Direction: Transcribe the material exactly. Images do not belong in the copy.
<<<<
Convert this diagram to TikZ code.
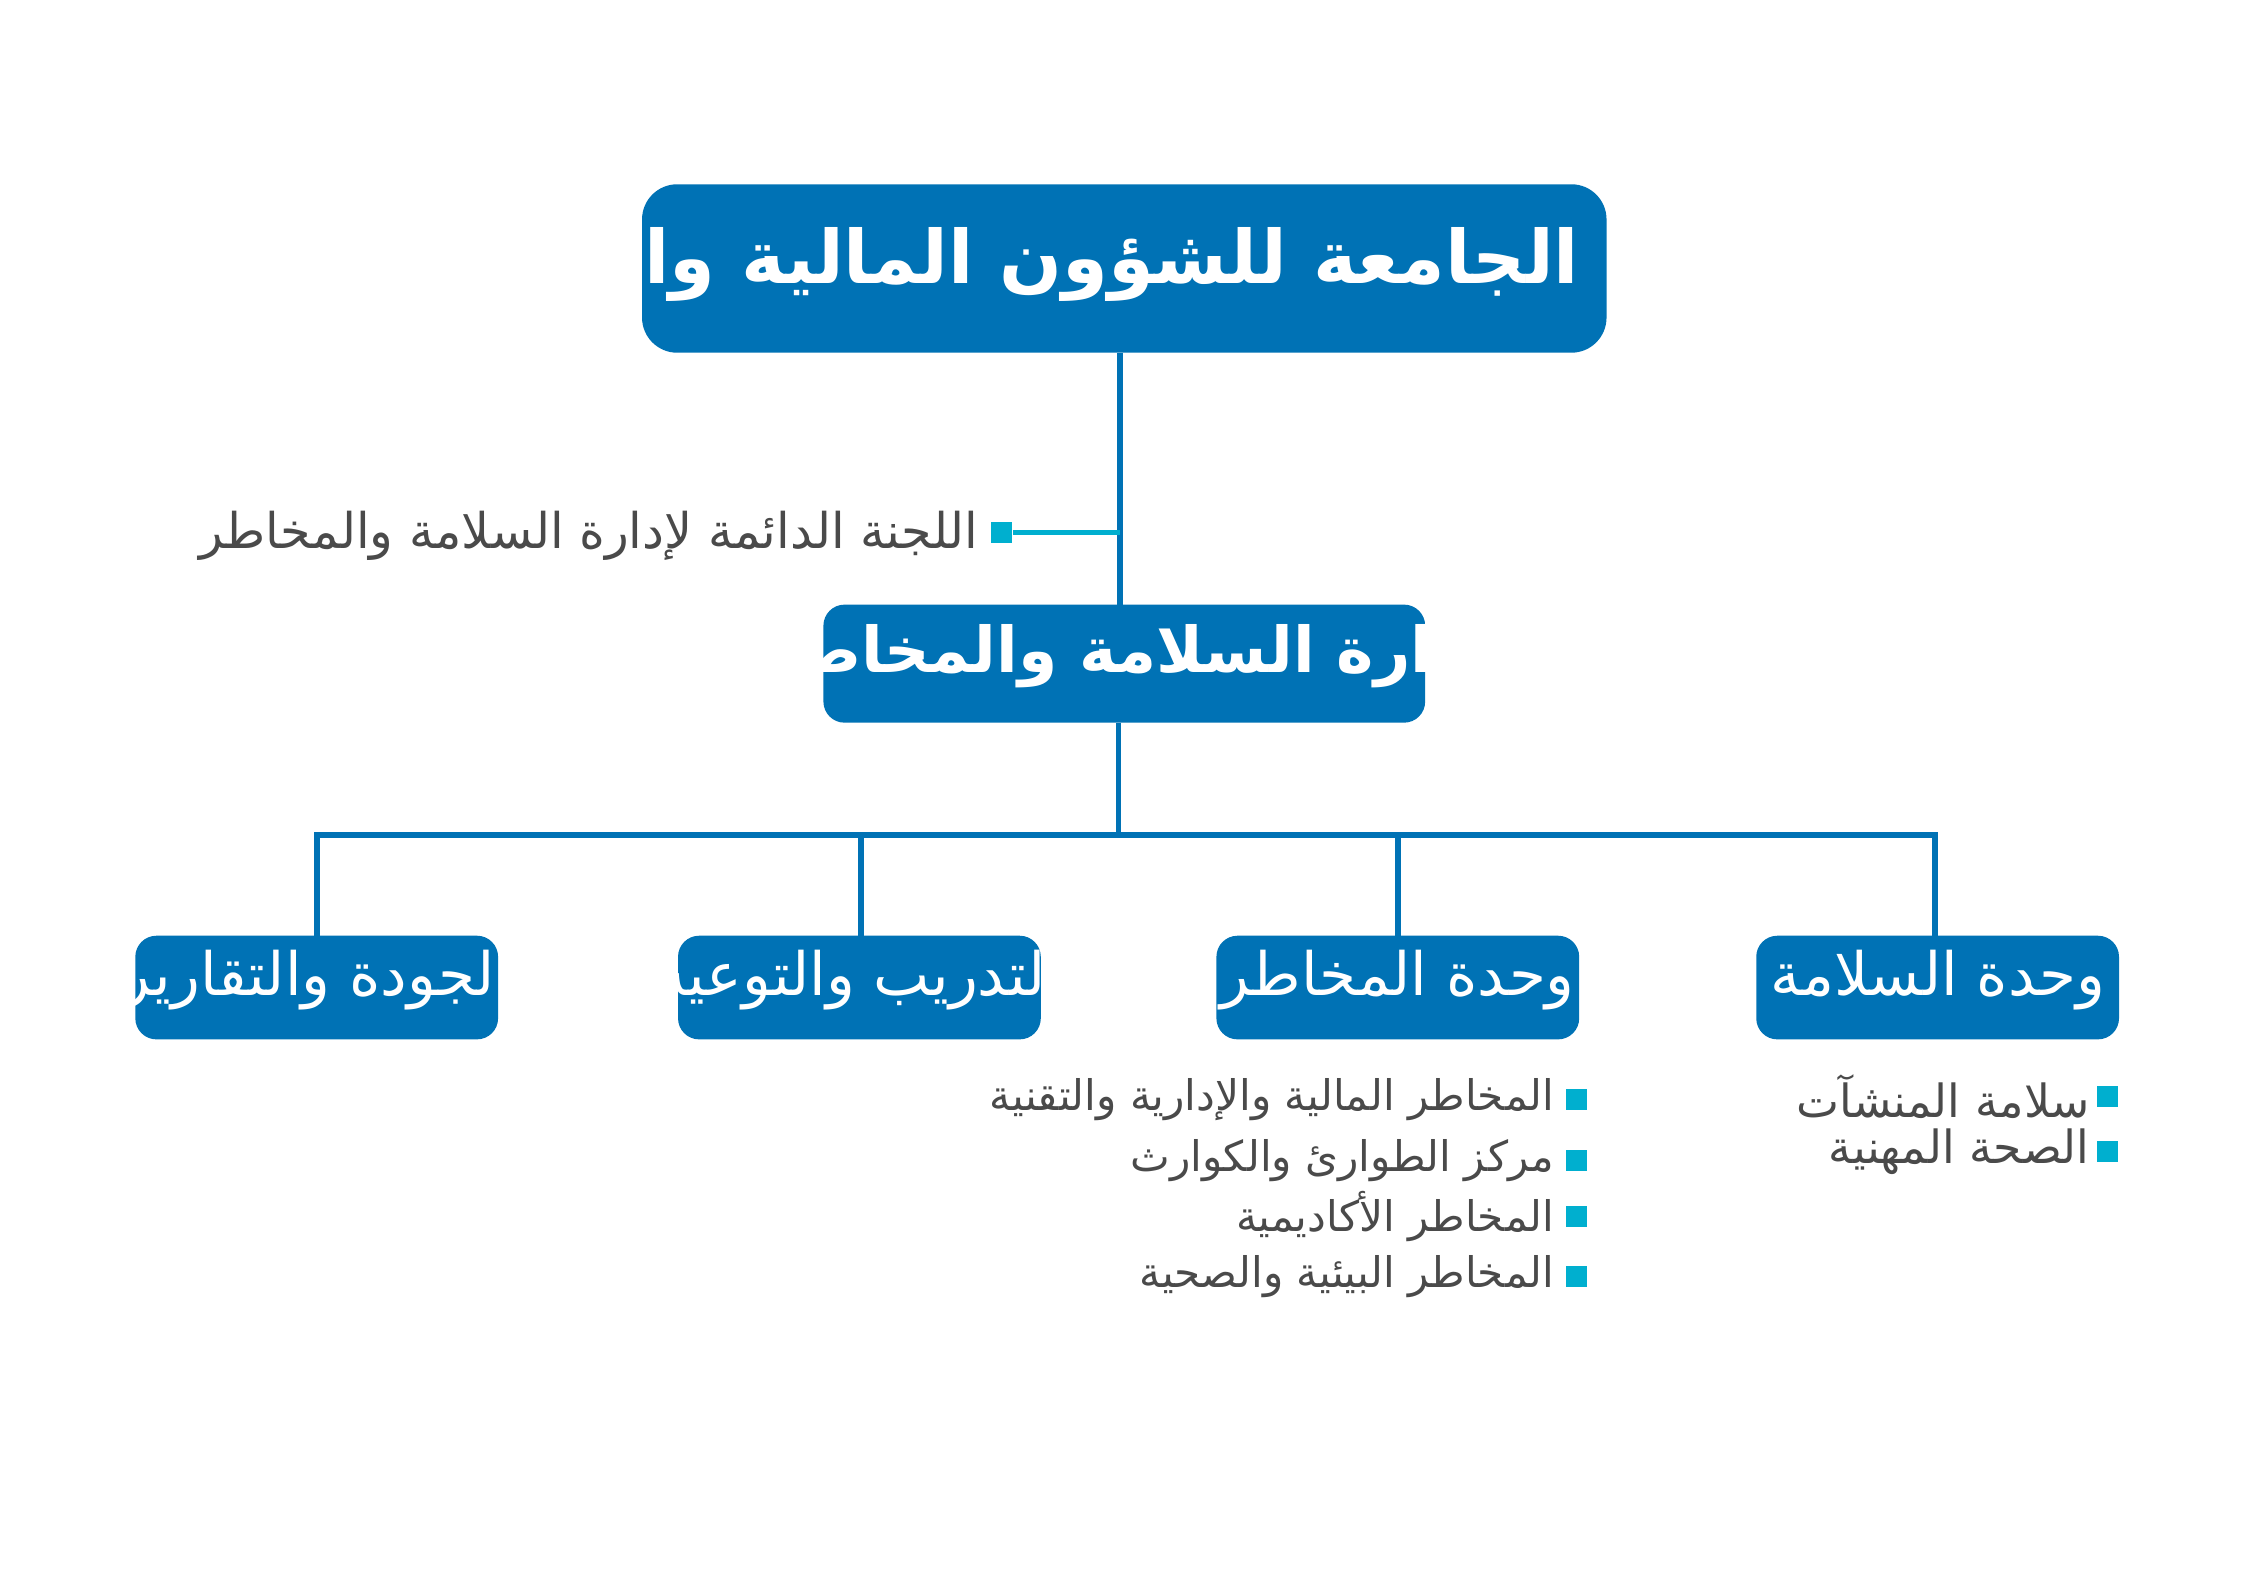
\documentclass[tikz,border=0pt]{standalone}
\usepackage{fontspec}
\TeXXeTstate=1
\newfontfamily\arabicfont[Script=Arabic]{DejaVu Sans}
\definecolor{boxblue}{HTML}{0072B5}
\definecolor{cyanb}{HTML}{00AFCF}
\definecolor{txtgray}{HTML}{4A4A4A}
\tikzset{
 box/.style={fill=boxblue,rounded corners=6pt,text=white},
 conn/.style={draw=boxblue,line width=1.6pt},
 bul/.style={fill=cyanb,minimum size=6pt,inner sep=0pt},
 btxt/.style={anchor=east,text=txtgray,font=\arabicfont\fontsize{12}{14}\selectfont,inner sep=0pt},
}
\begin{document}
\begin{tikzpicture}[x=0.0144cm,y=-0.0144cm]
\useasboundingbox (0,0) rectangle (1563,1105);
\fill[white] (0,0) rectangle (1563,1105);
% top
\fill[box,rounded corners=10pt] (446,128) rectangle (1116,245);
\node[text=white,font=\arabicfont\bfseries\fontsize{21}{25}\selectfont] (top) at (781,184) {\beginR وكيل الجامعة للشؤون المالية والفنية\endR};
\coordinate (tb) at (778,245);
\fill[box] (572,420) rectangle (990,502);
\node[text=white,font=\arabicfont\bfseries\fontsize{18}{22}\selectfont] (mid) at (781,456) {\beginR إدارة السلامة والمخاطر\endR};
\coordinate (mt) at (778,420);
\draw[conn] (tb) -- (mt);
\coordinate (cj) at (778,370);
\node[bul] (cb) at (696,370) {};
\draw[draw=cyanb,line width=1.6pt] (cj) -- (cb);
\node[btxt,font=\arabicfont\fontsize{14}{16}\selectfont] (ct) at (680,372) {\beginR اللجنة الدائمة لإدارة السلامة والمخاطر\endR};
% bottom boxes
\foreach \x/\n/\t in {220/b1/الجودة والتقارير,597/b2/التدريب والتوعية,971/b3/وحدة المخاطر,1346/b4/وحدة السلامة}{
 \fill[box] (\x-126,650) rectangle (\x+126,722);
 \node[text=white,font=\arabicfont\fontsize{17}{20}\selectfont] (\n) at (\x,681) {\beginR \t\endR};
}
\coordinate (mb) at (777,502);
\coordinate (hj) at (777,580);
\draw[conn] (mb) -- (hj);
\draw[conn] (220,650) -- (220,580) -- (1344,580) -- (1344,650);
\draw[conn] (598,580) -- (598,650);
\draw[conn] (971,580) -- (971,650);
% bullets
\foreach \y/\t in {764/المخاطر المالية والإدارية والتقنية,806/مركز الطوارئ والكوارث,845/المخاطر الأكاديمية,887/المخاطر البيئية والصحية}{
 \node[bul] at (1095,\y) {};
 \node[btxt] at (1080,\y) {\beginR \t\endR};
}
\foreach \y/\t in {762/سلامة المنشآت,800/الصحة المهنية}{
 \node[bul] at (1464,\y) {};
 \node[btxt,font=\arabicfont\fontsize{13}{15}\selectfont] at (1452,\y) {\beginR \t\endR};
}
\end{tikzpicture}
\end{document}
>>>>
Output:
Convert this diagram to TikZ code.
\documentclass[tikz,border=0pt]{standalone}
\usepackage{fontspec}
\TeXXeTstate=1
\newfontfamily\arabicfont[Script=Arabic]{DejaVu Sans}
\definecolor{boxblue}{HTML}{0072B5}
\definecolor{cyanb}{HTML}{00AFCF}
\definecolor{txtgray}{HTML}{4A4A4A}
\tikzset{
 box/.style={fill=boxblue,rounded corners=6pt,text=white},
 conn/.style={draw=boxblue,line width=1.6pt},
 bul/.style={fill=cyanb,minimum size=6pt,inner sep=0pt},
 btxt/.style={anchor=east,text=txtgray,font=\arabicfont\fontsize{12}{14}\selectfont,inner sep=0pt},
}
\begin{document}
\begin{tikzpicture}[x=0.0144cm,y=-0.0144cm]
\useasboundingbox (0,0) rectangle (1563,1105);
\fill[white] (0,0) rectangle (1563,1105);
% top
\fill[box,rounded corners=10pt] (446,128) rectangle (1116,245);
\node[text=white,font=\arabicfont\bfseries\fontsize{21}{25}\selectfont] (top) at (781,184) {\beginR وكيل الجامعة للشؤون المالية والفنية\endR};
\coordinate (tb) at (778,245);
\fill[box] (572,420) rectangle (990,502);
\node[text=white,font=\arabicfont\bfseries\fontsize{18}{22}\selectfont] (mid) at (781,456) {\beginR إدارة السلامة والمخاطر\endR};
\coordinate (mt) at (778,420);
\draw[conn] (tb) -- (mt);
\coordinate (cj) at (778,370);
\node[bul] (cb) at (696,370) {};
\draw[draw=cyanb,line width=1.6pt] (cj) -- (cb);
\node[btxt,font=\arabicfont\fontsize{14}{16}\selectfont] (ct) at (680,372) {\beginR اللجنة الدائمة لإدارة السلامة والمخاطر\endR};
% bottom boxes
\foreach \x/\n/\t in {220/b1/الجودة والتقارير,597/b2/التدريب والتوعية,971/b3/وحدة المخاطر,1346/b4/وحدة السلامة}{
 \fill[box] (\x-126,650) rectangle (\x+126,722);
 \node[text=white,font=\arabicfont\fontsize{17}{20}\selectfont] (\n) at (\x,681) {\beginR \t\endR};
}
\coordinate (mb) at (777,502);
\coordinate (hj) at (777,580);
\draw[conn] (mb) -- (hj);
\draw[conn] (220,650) -- (220,580) -- (1344,580) -- (1344,650);
\draw[conn] (598,580) -- (598,650);
\draw[conn] (971,580) -- (971,650);
% bullets
\foreach \y/\t in {764/المخاطر المالية والإدارية والتقنية,806/مركز الطوارئ والكوارث,845/المخاطر الأكاديمية,887/المخاطر البيئية والصحية}{
 \node[bul] at (1095,\y) {};
 \node[btxt] at (1080,\y) {\beginR \t\endR};
}
\foreach \y/\t in {762/سلامة المنشآت,800/الصحة المهنية}{
 \node[bul] at (1464,\y) {};
 \node[btxt,font=\arabicfont\fontsize{13}{15}\selectfont] at (1452,\y) {\beginR \t\endR};
}
\end{tikzpicture}
\end{document}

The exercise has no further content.